Em 1930 passou por esta cidade, a bordo do “Almirante Jaceguai”, um cientista de alto renome, o dr. Olivério Mário de Oliveira Pinto, assistente de zoologia do Museu Paulista. Este jornal, por intermédio de Alexandre Andrade, o entrevistou naquele transatlântico. Declarou o dr. Oliveira Pinto: “Minha impressão mais forte de naturalista, tive-a visitando pela primeira vez o Museu Goeldi.” Referiu-se, depois, ao que corria no Sul, isto é, que devido à crise da borracha, tinha o famoso estabelecimento sido atingido em cheio pela incúria ou malquerença dos governos. “Eis senão quando ao conhecê-lo de visu, tenho a grata surpresa de encontrá-lo redivivo e fundamentalmente reconstituído pela dedicação e zelo de dois devotos apaixonados na natureza, a cuja orientação e competência estão atualmente entregues os seus destinos”. Depois, assim se expressou: “Voltando naturalmente minha atenção em especial ás aves, passei a admirar não só a amplitude dos viveiros em que se acham, por assim dizer, em liberdade, exemplares do que o nosso mundo alado oferece de mais garrido e mais vistoso, mas ainda a profusão e variedade dos que vivem a salvo de qualquer artifício capaz de forçá-los ao cativeiro, empoleirando-se nos galhos e nidificando nas árvores, na mesma tranquilidade e segurança com que o fariam nos sítios para os quais os talhara a natureza”. Prosseguindo, o entrevistado falou nestes valiosos termos: “Recebido cordialmente pelos doutores Carlos Estevão e G. Hagmann, travei conhecimento com a sua preciosa biblioteca, onde fiz questão de admirar a celebre obra de Goeldi sobre a majestosa família dos tucanos, que sabia ali existir através de referências. A seguir deram-me aqueles distintos colegas a honra de conhecer os desenhos originais de uma iconografia dos mamíferos amazônicos, obra esplêndida, em curso de preparação. Ao sair dali, num dos bancos do jardim paradisíaco, em palestra amável, confiou-me o dr. Carlos Estevão os seus largos projetos de ampliação e aperfeiçoamento do Instituto que dirige. Já com os melhores recursos que lhe promete o governo, já com a aplicação inteligente das rendas que o mesmo produz”.

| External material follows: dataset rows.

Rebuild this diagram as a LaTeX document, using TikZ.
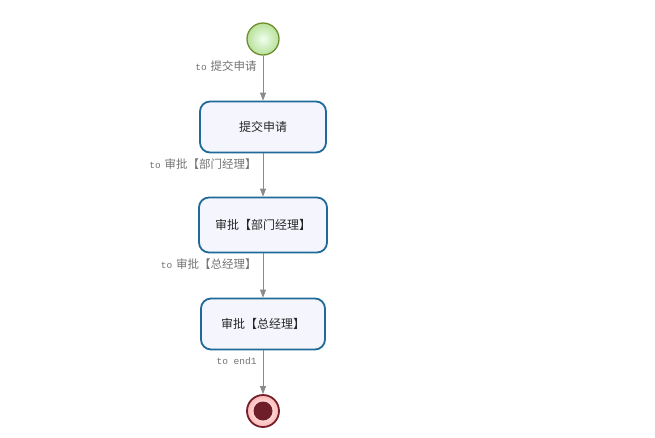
\documentclass[tikz,border=0pt]{standalone}
\usepackage{fontspec}
\usetikzlibrary{arrows.meta}
\newfontfamily\cjk{Noto Sans CJK SC}
\newfontfamily\labmono{Liberation Mono}
\definecolor{boxline}{HTML}{1E6A98}
\definecolor{boxfill}{HTML}{F5F6FD}
\definecolor{startline}{HTML}{6E8E2E}
\definecolor{endline}{HTML}{74202A}
\definecolor{flowgray}{HTML}{8A8A8A}
\tikzset{
  task/.style={draw=boxline, line width=1.8pt, fill=boxfill, rounded corners=10pt,
    minimum width=126pt, minimum height=51pt, font=\cjk\fontsize{12}{14}\selectfont, text=black!85},
  flow/.style={draw=flowgray, line width=0.9pt, -{Triangle[length=8pt,width=6pt]}},
  lbl/.style={pos=0.24, anchor=east, xshift=-6pt, inner sep=0pt, text=black!55,
    font=\fontsize{11.5}{13}\selectfont}
}
\newcommand{\tolab}[1]{{\labmono\fontsize{9.5}{13}\selectfont to} {\cjk #1}}
\begin{document}
\begin{tikzpicture}[x=1pt,y=-1pt]
\useasboundingbox (0,0) rectangle (655,437);
%\draw[help lines] (0,0) grid[step=50] (655,437);
\node[circle, minimum size=32pt, draw=startline, line width=1.3pt,
  inner color=green!6!white, outer color=green!40!olive!40!white] (start) at (263,39) {};
\node[task] (submit) at (263,127) {提交申请};
\node[task, minimum width=128pt, minimum height=55pt] (dept) at (263,225) {审批【部门经理】};
\node[task, minimum width=124pt] (gm) at (263,324) {审批【总经理】};
\node[circle, minimum size=32pt, draw=endline, line width=1.8pt,
  inner color=white, outer color=red!30!pink!60!white] (end1) at (263,411) {};
\fill[endline!95!black] (end1) circle (9.5pt);
\draw[flow] (start) -- node[lbl] {\tolab{提交申请}} (submit);
\draw[flow] (submit) -- node[lbl] {\tolab{审批【部门经理】}} (dept);
\draw[flow] (dept) -- node[lbl] {\tolab{审批【总经理】}} (gm);
\draw[flow] (gm) -- node[lbl] {{\labmono\fontsize{9.5}{13}\selectfont to end1}} (end1);
\end{tikzpicture}
\end{document}
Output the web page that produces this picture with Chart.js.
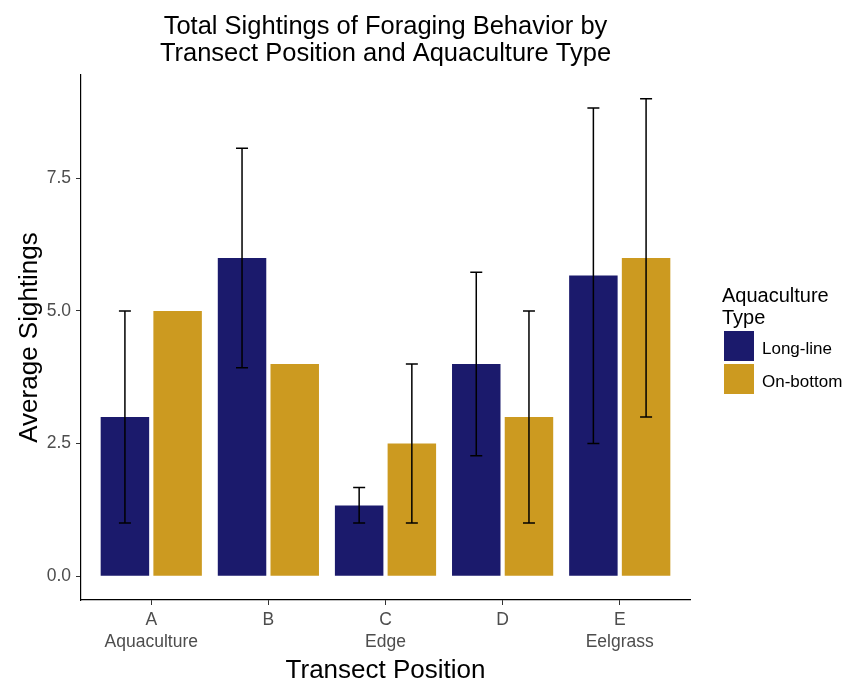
<!DOCTYPE html>
<html>
<head>
<meta charset="utf-8">
<script src="https://cdn.jsdelivr.net/npm/chart.js@4/dist/chart.umd.min.js"></script>
<style>
  html, body { margin: 0; padding: 0; background: #fff; }
  #wrap { width: 844px; height: 682px; }
</style>
</head>
<body>
<div id="wrap"><canvas id="chart" width="844" height="682"></canvas></div>
<script>
// data
const positions = [1, 2, 3, 4, 5];
const positionLetters = ['A', 'B', 'C', 'D', 'E'];
const positionNames = ['Aquaculture', '', 'Edge', '', 'Eelgrass'];
const longLineMean = [3, 6, 1.33, 4, 5.67];
const longLineLow = [1, 3.93, 1, 2.27, 2.5];
const longLineHigh = [5, 8.07, 1.67, 5.73, 8.83];
const onBottomMean = [5, 4, 2.5, 3, 6];
const onBottomLow = [null, null, 1, 1, 3];
const onBottomHigh = [null, null, 4, 5, 9];
const yTicks = [0, 2.5, 5, 7.5];

const titleLines = ['Total Sightings of Foraging Behavior by', 'Transect Position and Aquaculture Type'];
const legendTitle = ['Aquaculture', 'Type'];
const FONT = '"Liberation Sans", Arial, sans-serif';

const errors = [
  { low: longLineLow, high: longLineHigh },
  { low: onBottomLow, high: onBottomHigh }
];

const errorBars = {
  id: 'errorBars',
  afterDatasetsDraw(chart) {
    const ctx = chart.ctx, y = chart.scales.y;
    ctx.save();
    ctx.strokeStyle = '#000';
    ctx.lineWidth = 1.5;
    chart.data.datasets.forEach((ds, i) => {
      const meta = chart.getDatasetMeta(i);
      meta.data.forEach((bar, j) => {
        const lo = errors[i].low[j], hi = errors[i].high[j];
        if (lo == null || hi == null) return;
        const yl = y.getPixelForValue(lo), yh = y.getPixelForValue(hi);
        const half = 6;
        ctx.beginPath();
        ctx.moveTo(bar.x, yl); ctx.lineTo(bar.x, yh);
        ctx.moveTo(bar.x - half, yl); ctx.lineTo(bar.x + half, yl);
        ctx.moveTo(bar.x - half, yh); ctx.lineTo(bar.x + half, yh);
        ctx.stroke();
      });
    });
    ctx.restore();
  }
};

const decorations = {
  id: 'decorations',
  afterDraw(chart) {
    const ctx = chart.ctx, area = chart.chartArea;
    ctx.save();
    // title centred over the panel
    ctx.fillStyle = '#000';
    ctx.textAlign = 'center';
    ctx.textBaseline = 'alphabetic';
    ctx.font = '25.5px ' + FONT;
    const cx = (area.left + area.right) / 2;
    ctx.fillText(titleLines[0], cx, 34);
    ctx.fillText(titleLines[1], cx, 61);
    // legend
    const lx = area.right + 32;
    ctx.textAlign = 'left';
    ctx.font = '20px ' + FONT;
    ctx.fillText(legendTitle[0], lx, 302);
    ctx.fillText(legendTitle[1], lx, 324);
    ctx.font = '17px ' + FONT;
    ctx.textBaseline = 'middle';
    chart.data.datasets.forEach((ds, i) => {
      const ky = 331 + i * 33;
      ctx.fillStyle = ds.backgroundColor;
      ctx.fillRect(lx + 2, ky, 30, 30);
      ctx.fillStyle = '#000';
      ctx.fillText(ds.label, lx + 40, ky + 18);
    });
    ctx.restore();
  }
};

new Chart(document.getElementById('chart'), {
  type: 'bar',
  data: {
    datasets: [
      {
        label: 'Long-line',
        data: positions.map((p, i) => ({ x: p, y: longLineMean[i] })),
        backgroundColor: '#1b1a6c'
      },
      {
        label: 'On-bottom',
        data: positions.map((p, i) => ({ x: p, y: onBottomMean[i] })),
        backgroundColor: '#cc9a20'
      }
    ]
  },
  options: {
    responsive: false,
    animation: false,
    devicePixelRatio: 1,
    categoryPercentage: 0.9,
    barPercentage: 0.92,
    layout: { padding: { top: 75, right: 154, left: 0, bottom: 0 } },
    plugins: {
      legend: { display: false },
      tooltip: { enabled: false },
      title: { display: false }
    },
    scales: {
      x: {
        type: 'linear',
        min: 0.4,
        max: 5.6,
        offset: false,
        afterFit(s) { s.height = 82; },
        afterBuildTicks(s) { s.ticks = positions.map(v => ({ value: v })); },
        border: { display: true, color: '#000', width: 1.2 },
        grid: { display: true, drawOnChartArea: false, drawTicks: true, tickLength: 5, color: '#333', offset: false },
        ticks: {
          padding: 4,
          color: '#4d4d4d',
          font: { family: FONT, size: 17.5, lineHeight: 1.26 },
          maxRotation: 0,
          callback(v) {
            const i = positions.indexOf(v);
            if (i < 0) return '';
            return positionNames[i] ? [positionLetters[i], positionNames[i]] : positionLetters[i];
          }
        },
        title: {
          display: true,
          text: 'Transect Position',
          color: '#000',
          font: { family: FONT, size: 26, lineHeight: 1.0 },
          padding: { top: 0, bottom: -2 }
        }
      },
      y: {
        min: -0.45,
        max: 9.45,
        afterFit(s) { s.width = 81; },
        afterBuildTicks(s) { s.ticks = yTicks.map(v => ({ value: v })); },
        border: { display: true, color: '#000', width: 1.2 },
        grid: { display: true, drawOnChartArea: false, drawTicks: true, tickLength: 5, color: '#333' },
        ticks: {
          padding: 5,
          color: '#4d4d4d',
          font: { family: FONT, size: 17.5 },
          callback: v => v.toFixed(1)
        },
        title: {
          display: true,
          text: 'Average Sightings',
          color: '#000',
          font: { family: FONT, size: 26, lineHeight: 1.0 },
          padding: { top: 17, bottom: 0 }
        }
      }
    }
  },
  plugins: [errorBars, decorations]
});
</script>
</body>
</html>
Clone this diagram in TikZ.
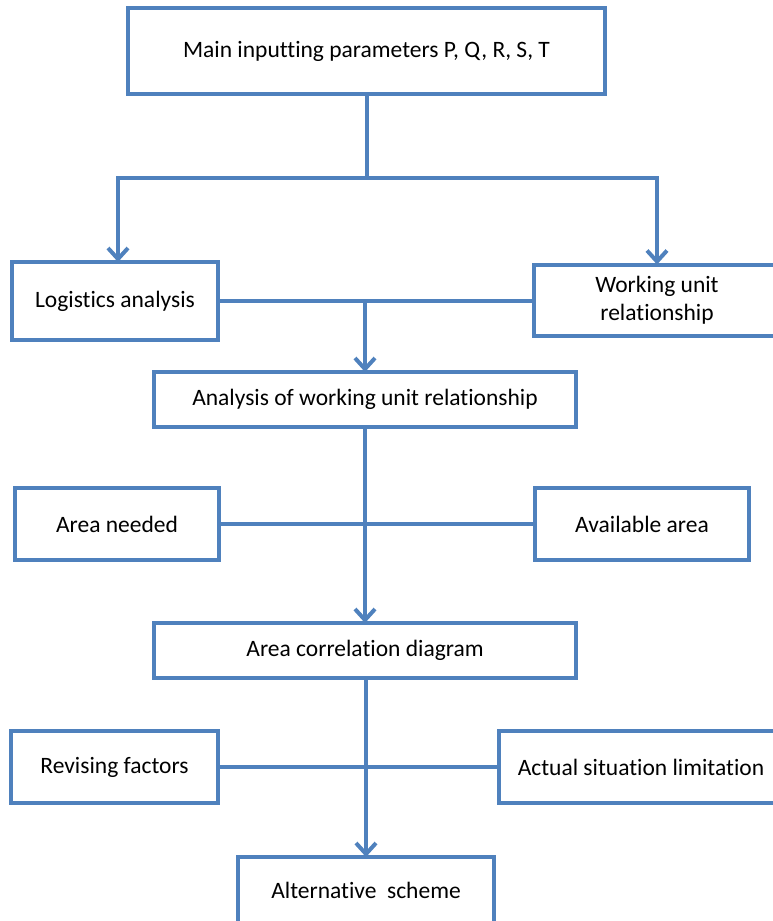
\documentclass[tikz,border=0pt]{standalone}
\usepackage{fontspec}
\setmainfont[Ligatures=NoCommon]{Carlito}
\usetikzlibrary{arrows.meta}
\definecolor{officeblue}{HTML}{4F81BD}
\tikzset{
  box/.style={draw=officeblue, line width=4pt, fill=white, inner sep=0pt, outer sep=0pt,
    align=center, font=\fontsize{23.5}{28}\selectfont, text=black},
  link/.style={draw=officeblue, line width=4pt},
  arr/.style={link, -{Straight Barb[length=11pt,width=20pt]}}
}
\begin{document}
\begin{tikzpicture}[x=1pt,y=-1pt]
\useasboundingbox (0,0) rectangle (773,921);
\clip (0,0) rectangle (773,921);
% nodes
\node[box, minimum width=477pt, minimum height=86pt] (top) at (366.5,51) {Main inputting parameters P, Q, R, S, T};
\node[box, minimum width=206pt, minimum height=78pt] (log) at (115,301) {Logistics analysis};
\node[box, minimum width=246pt, minimum height=71pt] (work) at (657,300) {Working unit\\relationship};
\node[box, minimum width=422pt, minimum height=55pt] (ana) at (365,399.5) {Analysis of working unit relationship};
\node[box, minimum width=204pt, minimum height=72pt] (need) at (117,524) {Area needed};
\node[box, minimum width=214pt, minimum height=72pt] (avail) at (642,524) {Available area};
\node[box, minimum width=422pt, minimum height=55pt] (corr) at (365,650.5) {Area correlation diagram};
\node[box, minimum width=207pt, minimum height=72pt] (rev) at (114.5,767) {Revising factors};
\node[box, minimum width=284pt, minimum height=72pt] (act) at (641,767) {Actual situation limitation};
\node[box, minimum width=256pt, minimum height=66pt] (alt) at (366,890) {Alternative~~scheme};
% junctions
\coordinate (j1) at (367,178);
% connectors
\draw[link] (top.south -| j1) -- (j1);
\draw[arr] (j1) -| (log.north -| 118,0);
\draw[arr] (j1) -| (work.north);
\draw[link] (log.east) -- (log.east -| work.west);
\draw[arr] (log.east -| ana.north) -- (ana.north);
\draw[link] (need.east) -- (avail.west);
\draw[arr] (ana.south) -- (corr.north);
\draw[link] (rev.east) -- (act.west);
\draw[arr] (corr.south -| alt.north) -- (alt.north);
\end{tikzpicture}
\end{document}
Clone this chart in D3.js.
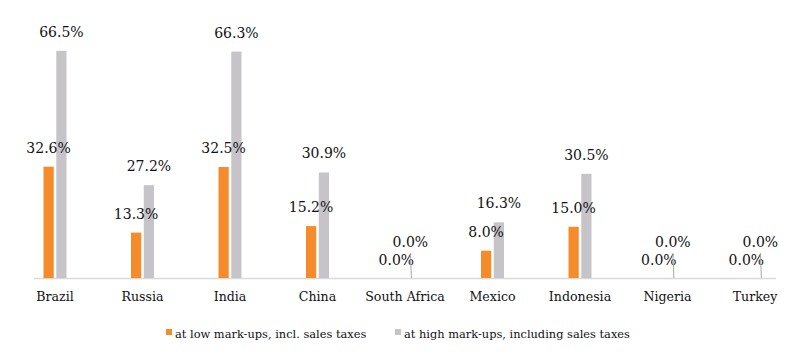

O Museu possui uma importante coleção de material africano que não sabemos se está exposta, doação do coronel José Júlio de Andrade por deferência a Carlos Estevão, que era guardada em duas montras, tudo etiquetado e relacionado (1939). Só em 1933, três anos apenas de direção, Carlos Estevão dotou o Museu de vários melhoramentos e reformas, como abrigo dos quadrupedes, tanques das lontras, aquário, viveiros de plantas, gaiola das feras, tanque do jacaré grande, gaiolas dos mutuns, roedores e maracajás, ninhos para garças, gaiola das araras e urubus, obras na biblioteca, caixas para peixes, muros das av. Independência, Gentil Bittencourt e trav. 9 de Janeiro, etc. etc. etc.. Não nos parece, pois, de justiça, que se tente esconder ou apagar o trabalho e o valor desse homem que tanto tinha de modesto como de sábio: Carlos Estevão de Oliveira.